Microsoft’s business strategy is clear: Steal technology and ideas from competitors, and when sued for breaking the law simply tie the matter up in the courts. Microsoft has been sued by the company that invented browser plug-in technology, Apple Computer, Sun Microsystems, and numerous other software companies. One case in particular illustrates how ruthless Microsoft is, and how cheap.

Synet had already trademarked Internet Explorer as a brand name when Microsoft came calling, offering 75 thousand dollars for rights to the name. When they refused Microsoft stole the name anyway, and Synet went bankrupt fighting the software goliath’s lawyers in court. After filing for bankruptcy the company was forced to settle for a paltry five million dollars.

Despite their legal woes, Microsoft is still all powerful. The company has over 40 billion dollars in cash, more than enough to settle pending lawsuits and fight legal battles in the courts. Through greed and strong-arm tactics Microsoft has come to dominate the market for operating systems, desktop software, and web browsers.
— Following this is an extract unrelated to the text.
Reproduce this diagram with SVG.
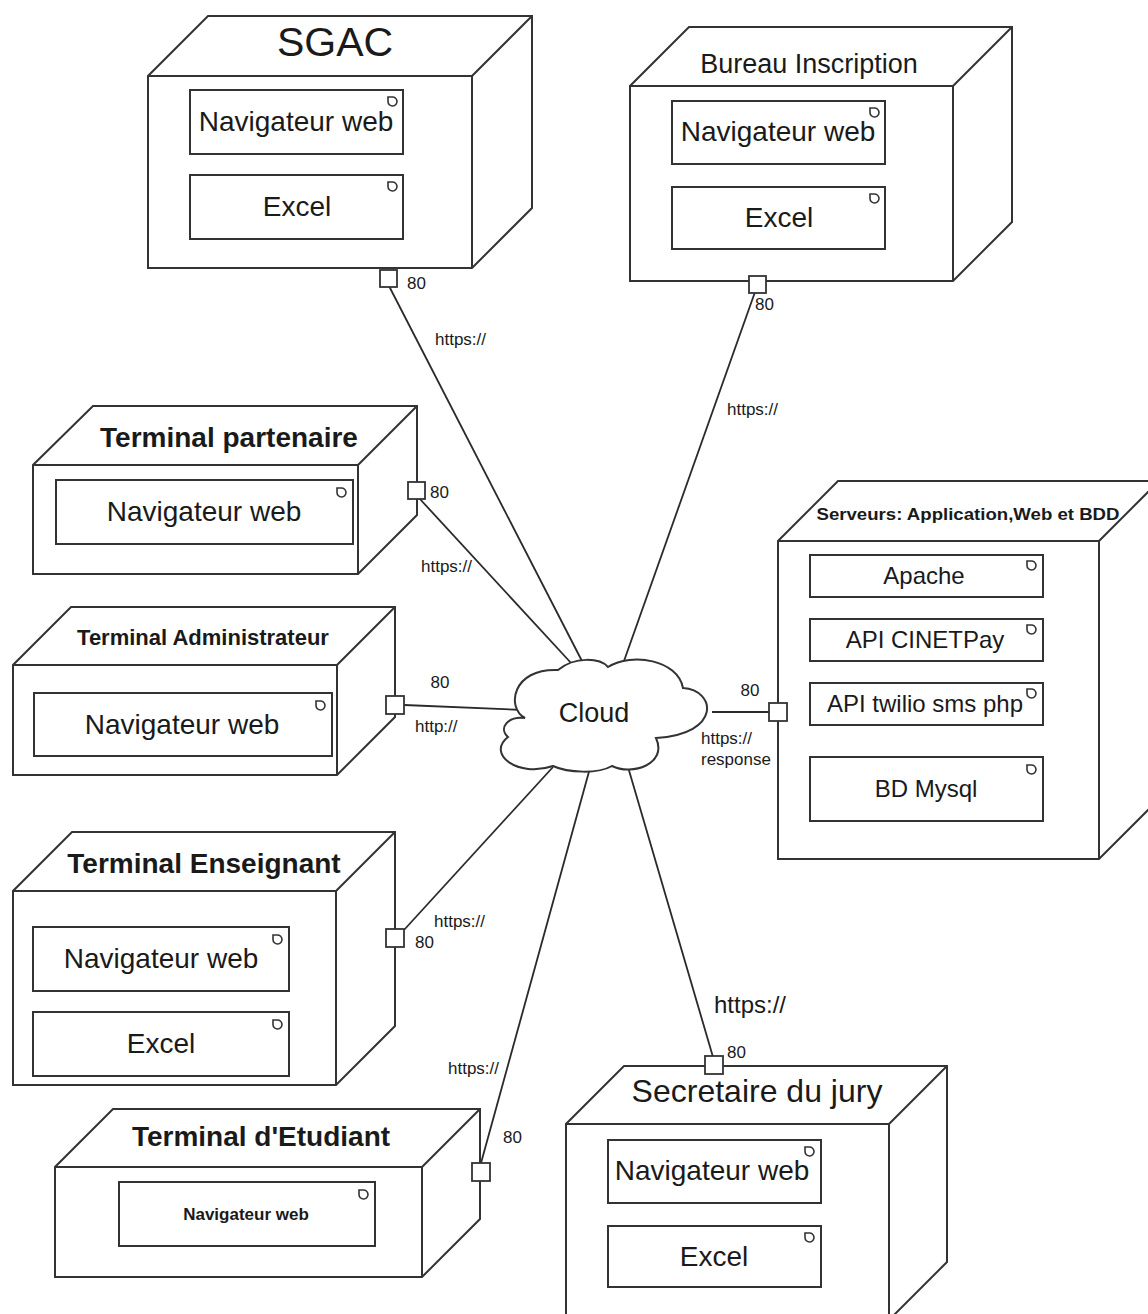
<svg xmlns="http://www.w3.org/2000/svg" xmlns:xlink="http://www.w3.org/1999/xlink" width="1148" height="1314" viewBox="0 0 1148 1314">
  <style>
    .box { fill: #fff; stroke: #333; stroke-width: 2; stroke-linejoin: miter; }
    .comp { fill: #fff; stroke: #333; stroke-width: 2; }
    .port { fill: #fff; stroke: #333; stroke-width: 1.8; }
    .wire { fill: none; stroke: #2a2a2a; stroke-width: 1.8; }
    .cloud { fill: #fff; stroke: #333; stroke-width: 2; }
    text { font-family: "Liberation Sans", Arial, sans-serif; fill: #1a1a1a; }
    .t28 { font-size: 28px; text-anchor: middle; }
    .t23 { font-size: 24px; text-anchor: middle; }
    .title { text-anchor: middle; }
    .bold { font-weight: bold; }
    .lbl { font-size: 17px; }
  </style>
  <defs>
    <!-- small component glyph shown in the top-right of each artifact box -->
    <path id="ci" d="M0,0 H4 A4.5,4.5 0 1 1 0,4.5 Z" fill="#fff" stroke="#333" stroke-width="1.6"/>
  </defs>

  <!-- connectors -->
  <g id="connectors">
    <line class="wire" x1="389" y1="286" x2="583" y2="663"/>
    <line class="wire" x1="755" y1="292" x2="624" y2="661"/>
    <line class="wire" x1="419" y1="498" x2="572" y2="664"/>
    <line class="wire" x1="404" y1="705" x2="524" y2="710"/>
    <line class="wire" x1="712" y1="712" x2="769" y2="712"/>
    <line class="wire" x1="404" y1="930" x2="553" y2="767"/>
    <line class="wire" x1="481" y1="1163" x2="590" y2="768"/>
    <line class="wire" x1="628" y1="767" x2="713" y2="1057"/>
  </g>

  <!-- SGAC -->
  <g id="sgac">
    <path class="box" d="M148,268 V76 L208,16 H532 V208 L472,268 Z M148,76 H472 V268 M472,76 L532,16"/>
    <text class="title" x="335" y="56" font-size="41">SGAC</text>
    <rect class="comp" x="190" y="90" width="213" height="64"/>
    <use xlink:href="#ci" x="388" y="97"/>
    <text class="t28" x="296" y="131">Navigateur web</text>
    <rect class="comp" x="190" y="175" width="213" height="64"/>
    <use xlink:href="#ci" x="388" y="182"/>
    <text class="t28" x="297" y="216">Excel</text>
    <rect class="port" x="380" y="270" width="17" height="17"/>
    <text class="lbl" x="407" y="289">80</text>
  </g>

  <!-- Bureau Inscription -->
  <g id="bureau">
    <path class="box" d="M630,281 V86 L689,27 H1012 V222 L953,281 Z M630,86 H953 V281 M953,86 L1012,27"/>
    <text class="title" x="809" y="73" font-size="27">Bureau Inscription</text>
    <rect class="comp" x="672" y="101" width="213" height="63"/>
    <use xlink:href="#ci" x="870" y="108"/>
    <text class="t28" x="778" y="141">Navigateur web</text>
    <rect class="comp" x="672" y="187" width="213" height="62"/>
    <use xlink:href="#ci" x="870" y="194"/>
    <text class="t28" x="779" y="227">Excel</text>
    <rect class="port" x="749" y="276" width="17" height="17"/>
    <text class="lbl" x="755" y="310">80</text>
  </g>

  <!-- Terminal partenaire -->
  <g id="partenaire">
    <path class="box" d="M33,574 V465 L93,406 H417 V515 L358,574 Z M33,465 H358 V574 M358,465 L417,406"/>
    <text class="title bold" x="229" y="447" font-size="28">Terminal partenaire</text>
    <rect class="comp" x="56" y="480" width="297" height="64"/>
    <use xlink:href="#ci" x="337" y="488"/>
    <text class="t28" x="204" y="521">Navigateur web</text>
    <rect class="port" x="408" y="482" width="17" height="17"/>
    <text class="lbl" x="430" y="498">80</text>
  </g>

  <!-- Terminal Administrateur -->
  <g id="administrateur">
    <path class="box" d="M13,775 V665 L71,607 H395 V717 L337,775 Z M13,665 H337 V775 M337,665 L395,607"/>
    <text class="title bold" x="203" y="645" font-size="22">Terminal Administrateur</text>
    <rect class="comp" x="34" y="693" width="298" height="63"/>
    <use xlink:href="#ci" x="316" y="701"/>
    <text class="t28" x="182" y="734">Navigateur web</text>
    <rect class="port" x="386" y="696" width="18" height="18"/>
    <text class="lbl" x="440" y="688" text-anchor="middle">80</text>
    <text class="lbl" x="415" y="732">http://</text>
  </g>

  <!-- Serveurs -->
  <g id="serveurs">
    <path class="box" d="M778,859 V541 L838,481 H1159 V799 L1099,859 Z M778,541 H1099 V859 M1099,541 L1159,481"/>
    <text class="title bold" x="968" y="520" font-size="17" textLength="303" lengthAdjust="spacingAndGlyphs">Serveurs: Application,Web et BDD</text>
    <rect class="comp" x="810" y="555" width="233" height="42"/>
    <use xlink:href="#ci" x="1027" y="561"/>
    <text class="t23" x="924" y="584">Apache</text>
    <rect class="comp" x="810" y="619" width="233" height="42"/>
    <use xlink:href="#ci" x="1027" y="625"/>
    <text class="t23" x="925" y="648">API CINETPay</text>
    <rect class="comp" x="810" y="683" width="233" height="42"/>
    <use xlink:href="#ci" x="1027" y="689"/>
    <text class="t23" x="925" y="712">API twilio sms php</text>
    <rect class="comp" x="810" y="757" width="233" height="64"/>
    <use xlink:href="#ci" x="1027" y="765"/>
    <text class="t23" x="926" y="797">BD Mysql</text>
    <rect class="port" x="769" y="703" width="18" height="18"/>
    <text class="lbl" x="750" y="696" text-anchor="middle">80</text>
    <text class="lbl" x="701" y="744">https://</text>
    <text class="lbl" x="701" y="765">response</text>
  </g>

  <!-- Terminal Enseignant -->
  <g id="enseignant">
    <path class="box" d="M13,1085 V891 L72,832 H395 V1026 L336,1085 Z M13,891 H336 V1085 M336,891 L395,832"/>
    <text class="title bold" x="204" y="873" font-size="28">Terminal Enseignant</text>
    <rect class="comp" x="33" y="927" width="256" height="64"/>
    <use xlink:href="#ci" x="273" y="935"/>
    <text class="t28" x="161" y="968">Navigateur web</text>
    <rect class="comp" x="33" y="1012" width="256" height="64"/>
    <use xlink:href="#ci" x="273" y="1020"/>
    <text class="t28" x="161" y="1053">Excel</text>
    <rect class="port" x="386" y="929" width="18" height="18"/>
    <text class="lbl" x="415" y="948">80</text>
    <text class="lbl" x="434" y="927">https://</text>
  </g>

  <!-- Terminal d'Etudiant -->
  <g id="etudiant">
    <path class="box" d="M55,1277 V1167 L113,1109 H480 V1219 L422,1277 Z M55,1167 H422 V1277 M422,1167 L480,1109"/>
    <text class="title bold" x="261" y="1146" font-size="28">Terminal d'Etudiant</text>
    <rect class="comp" x="119" y="1182" width="256" height="64"/>
    <use xlink:href="#ci" x="359" y="1190"/>
    <text class="bold" x="246" y="1220" font-size="17" text-anchor="middle">Navigateur web</text>
    <rect class="port" x="472" y="1163" width="18" height="18"/>
    <text class="lbl" x="503" y="1143">80</text>
    <text class="lbl" x="448" y="1074">https://</text>
  </g>

  <!-- Secretaire du jury -->
  <g id="secretaire">
    <path class="box" d="M566,1344 V1124 L624,1066 H947 V1262 L889,1320 M566,1124 H889 V1344 M889,1124 L947,1066"/>
    <text class="title" x="757" y="1102" font-size="32">Secretaire du jury</text>
    <rect class="comp" x="608" y="1140" width="213" height="63"/>
    <use xlink:href="#ci" x="805" y="1147"/>
    <text class="t28" x="712" y="1180">Navigateur web</text>
    <rect class="comp" x="608" y="1226" width="213" height="61"/>
    <use xlink:href="#ci" x="805" y="1233"/>
    <text class="t28" x="714" y="1266">Excel</text>
    <rect class="port" x="705" y="1056" width="18" height="18"/>
    <text class="lbl" x="727" y="1058">80</text>
    <text x="714" y="1013" font-size="24">https://</text>
  </g>

  <!-- Cloud -->
  <g id="cloud">
    <path class="cloud" d="M525,718 C506,708 512,668 558,670 C575,656 600,658 608,667 C632,652 678,660 683,688 C716,690 722,734 656,738 C668,764 632,776 612,766 C598,774 568,773 553,766 C518,778 486,754 508,737 C498,728 508,716 525,718 Z"/>
    <text x="594" y="722" font-size="27" text-anchor="middle">Cloud</text>
  </g>

  <!-- connector labels -->
  <g id="connector-labels">
    <text class="lbl" x="435" y="345">https://</text>
    <text class="lbl" x="727" y="415">https://</text>
    <text class="lbl" x="421" y="572">https://</text>
  </g>
</svg>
Now Microsoft’s sights are set on the internet. The company has unveiled a bold new software initiative called Dot Net, (spelled .NET). This new software language is similar to Sun’s Java, in that it is designed for the World Wide Web. But there is one crucial difference, .NET only runs under Windows.

Microsoft’s next web browser will not include support for the Java programming language. Instead programmers of web based programs will be forced to write code using .NET. If Microsoft’s new programming language becomes the standard, the internet will only run under Windows.

Microsoft just might pull it off. The only challengers to the Windows franchise are Apple Computer and open source software programs like Linux and BSD. But while Microsoft’s Windows, Office, and Internet Explorer run on 90 percent of all desktop computers, any competitors face an uphill battle. In the meantime Microsoft owns the software keys to our computers, that and a lot of lawyers.